The inevitable mouthpiece

The inevitable mouthpiece 2012-06-25T00:08:49-04:00

"We are inevitably the mouthpiece for whatever administration is in power," [reporter and former assistant managing editor Karen] DeYoung said. "If the president stands up and says something, we report what the president said." And if contrary arguments are put "in the eighth paragraph, where they're not on the front page, a lot of people don't read that far."

The Washington Post hasn't gotten a fraction of the criticism it deserves over this attitude. It is a newspaper's job to tell the truth, not merely to repeat whatever the powerful say without context and without investigating whether or not it is true. There is nothing "inevitable" about a newspaper abdicating its responsibility to practice journalism.

And they're still at it. Covering President Bush's visit Tuesday to the Boeing plant just down the pike from here in Ridley Park, Pa., Post reporters Mary Fitzgerald and Vanessa Williams seem to think their only job is to repeat what Bush had to say in his speech, and perhaps to provide some "balancing" quotes from the Kerry campaign.

Bush's topic, however, was missile defense — a program that may not actually work. A he-said/he-said report offering quotes from both candidates isn't really appropriate here. The dispute is not one between the incumbent and the challenger, but between the incumbent and the laws of physics.

This is rocket science — and I don't expect Fitzgerald and Williams to be any more expert in rocket science than I am or Bush is. But would it have been so hard to find a certifiable rocket scientist — one who isn't working for Boeing as a beneficiary of the billions of dollars being spent on Bush's missile defense system — and ask them about the alleged benefits of this system?

At the very least, F&W could've offered some kind of parenthetical recognition that not everyone who has looked at this system is convinced it makes sense. That's what Bradley Graham does in today's Post, referring to missile defense as a "novel and politically controversial system."

"Controversial" is the all-purpose journalistic qualifier. If a public figure stands up and says that water boils at 75 degrees Fahrenheit, this statement will be characterized by journalists as "controversial." Graham here qualifies the qualifier, describing missile defense as "politically controversial." It is that. But it is also strategically controversial, technologically controversial, scientifically controversial and fiscally controversial.
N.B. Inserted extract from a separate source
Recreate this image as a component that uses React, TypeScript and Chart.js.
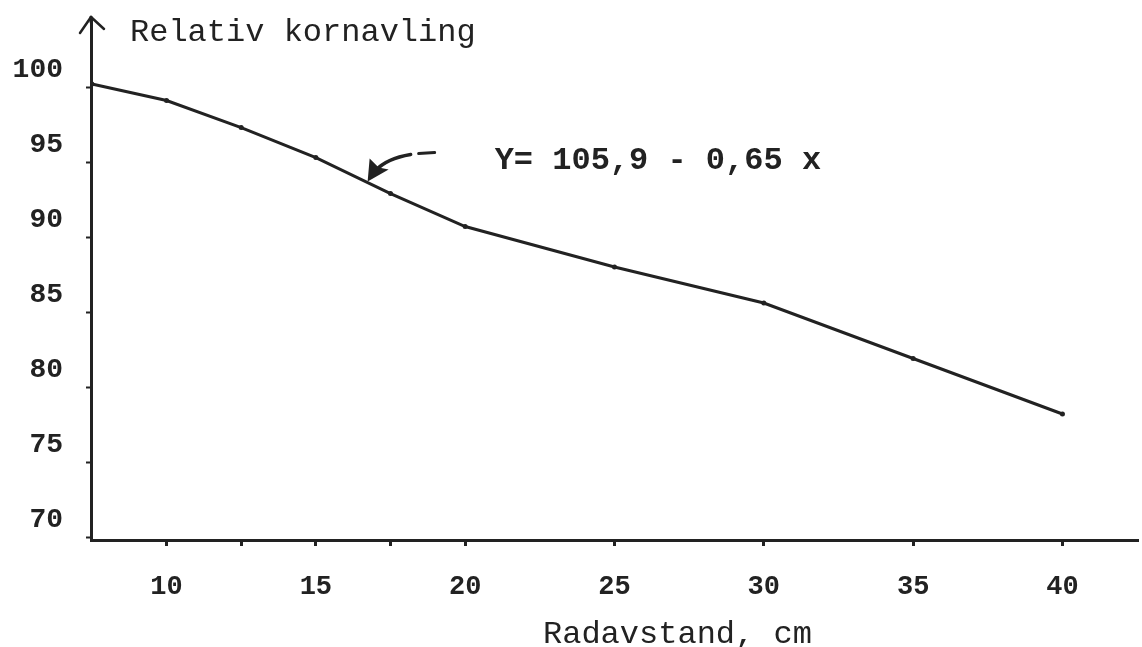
import React, { useEffect, useRef } from "react";
import { Chart, registerables } from "chart.js";

Chart.register(...registerables);

// ---- data ----
const rowSpacing = [7.5, 10, 12.5, 15, 17.5, 20, 25, 30, 35, 40];
const relativeYield = [100.2, 99.1, 97.3, 95.3, 92.9, 90.7, 88.0, 85.6, 81.9, 78.2];
const xTickValues = [10, 12.5, 15, 17.5, 20, 25, 30, 35, 40];
const xTickLabels = ["10", "", "15", "", "20", "25", "30", "35", "40"];
const yTickValues = [70, 75, 80, 85, 90, 95, 100];
const yTickLabels = ["70", "75", "80", "85", "90", "95", "100"];
const yTitle = "Relativ kornavling";
const xTitle = "Radavstand, cm";
const equation = "Y= 105,9 - 0,65 x";
const arrowAnchor = { x: 16.7, y: 93.7 };

const INK = "#222222";
const MONO = '"Liberation Mono", "DejaVu Sans Mono", monospace';

const decorPlugin = {
  id: "decor",
  afterDraw(chart: any) {
    const { ctx, chartArea, scales } = chart;
    const ax = chartArea.left;
    ctx.save();
    ctx.strokeStyle = INK;
    ctx.fillStyle = INK;
    ctx.lineCap = "round";
    ctx.lineJoin = "round";

    // y-axis arrowhead
    ctx.lineWidth = 3;
    ctx.beginPath();
    ctx.moveTo(ax, chartArea.top + 2);
    ctx.lineTo(ax, chartArea.top - 3);
    ctx.stroke();
    ctx.lineWidth = 2.5;
    ctx.beginPath();
    ctx.moveTo(ax - 11, chartArea.top + 13);
    ctx.lineTo(ax, chartArea.top - 3);
    ctx.lineTo(ax + 13, chartArea.top + 9);
    ctx.stroke();

    // y title (top, horizontal)
    ctx.font = `32px ${MONO}`;
    ctx.textAlign = "left";
    ctx.textBaseline = "alphabetic";
    ctx.fillText(yTitle, ax + 39, chartArea.top + 21);

    // x title
    ctx.font = `32px ${MONO}`;
    ctx.fillText(xTitle, ax + 452, chartArea.bottom + 103);

    // regression annotation with curved arrow
    const tx = scales.x.getPixelForValue(arrowAnchor.x);
    const ty = scales.y.getPixelForValue(arrowAnchor.y);
    ctx.lineWidth = 3;
    ctx.beginPath();
    ctx.moveTo(tx + 68, ty - 29);
    ctx.lineTo(tx + 52, ty - 28);
    ctx.stroke();
    ctx.lineWidth = 3.5;
    ctx.beginPath();
    ctx.moveTo(tx + 44, ty - 27);
    ctx.quadraticCurveTo(tx + 20, ty - 23, tx + 9, ty - 11);
    ctx.stroke();
    // arrowhead
    ctx.beginPath();
    ctx.moveTo(tx + 1, ty);
    ctx.lineTo(tx + 3, ty - 23);
    ctx.lineTo(tx + 12, ty - 14);
    ctx.lineTo(tx + 22, ty - 12);
    ctx.closePath();
    ctx.fill();

    ctx.font = `bold 32px ${MONO}`;
    ctx.fillText(equation, tx + 128, ty - 13);
    ctx.restore();
  },
};

export default function App() {
  const canvasRef = useRef<HTMLCanvasElement | null>(null);

  useEffect(() => {
    const canvas = canvasRef.current;
    if (!canvas) return;
    const chart = new Chart(canvas, {
      type: "line",
      data: {
        datasets: [
          {
            data: rowSpacing.map((x, i) => ({ x, y: relativeYield[i] })),
            borderColor: INK,
            backgroundColor: INK,
            borderWidth: 3,
            pointRadius: 2.5,
            pointBackgroundColor: INK,
            pointBorderWidth: 0,
            tension: 0,
            fill: false,
          },
        ],
      },
      options: {
        animation: false,
        responsive: false,
        maintainAspectRatio: false,
        layout: { padding: { top: 20, left: 0, right: 0, bottom: 0 } },
        plugins: {
          legend: { display: false },
          tooltip: { enabled: false },
          title: { display: false },
        },
        scales: {
          x: {
            type: "linear",
            min: 7.47,
            max: 42.53,
            afterFit: (s: any) => {
              s.height = 107;
              s.paddingLeft = 0;
              s.paddingRight = 0;
            },
            afterBuildTicks: (s: any) => {
              s.ticks = xTickValues.map((v) => ({ value: v }));
            },
            border: { display: true, color: INK, width: 3 },
            grid: {
              display: true,
              drawOnChartArea: false,
              drawTicks: true,
              tickLength: 6,
              tickWidth: 3,
              tickColor: INK,
            },
            ticks: {
              autoSkip: false,
              maxRotation: 0,
              padding: 25,
              color: INK,
              font: { family: MONO, size: 27, weight: "bold" },
              callback: (value: any) => {
                const i = xTickValues.indexOf(Number(value));
                return i >= 0 ? xTickLabels[i] : "";
              },
            },
          },
          y: {
            type: "linear",
            min: 69.8,
            max: 104.47,
            afterFit: (s: any) => {
              s.width = 91;
              s.paddingTop = 0;
              s.paddingBottom = 0;
            },
            afterBuildTicks: (s: any) => {
              s.ticks = yTickValues.map((v) => ({ value: v }));
            },
            border: { display: true, color: INK, width: 3 },
            grid: {
              display: true,
              drawOnChartArea: false,
              drawTicks: true,
              tickLength: 5,
              tickWidth: 2,
              tickColor: INK,
            },
            ticks: {
              autoSkip: false,
              padding: 23,
              labelOffset: -17,
              color: INK,
              font: { family: MONO, size: 28, weight: "bold" },
              callback: (value: any) => {
                const i = yTickValues.indexOf(Number(value));
                return i >= 0 ? yTickLabels[i] : "";
              },
            },
          },
        },
      },
      plugins: [decorPlugin],
    });
    return () => chart.destroy();
  }, []);

  return (
    <div
      style={{
        position: "absolute",
        left: 0,
        top: 0,
        width: 1142,
        height: 647,
        background: "#ffffff",
      }}
    >
      <canvas ref={canvasRef} width={1142} height={647} style={{ display: "block" }} />
    </div>
  );
}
Slate's Fred Kaplan offers a fine summary of, and takes sides in, these various controversies, arguing that Bush's obsession with an expensive and unworkable missile defense system has resulted in America falling behind in an arms race with one of the poorest countries in the world.

I should add, finally, that I can't really be terribly critical of the Post's coverage of this topic. It's a lot closer to actual journalism than the report from Ridley Park that the inevitable mouthpiece that I work for published. (Dude! The president was, like, right there. And this lady got his autograph! It was awesome!) Sigh.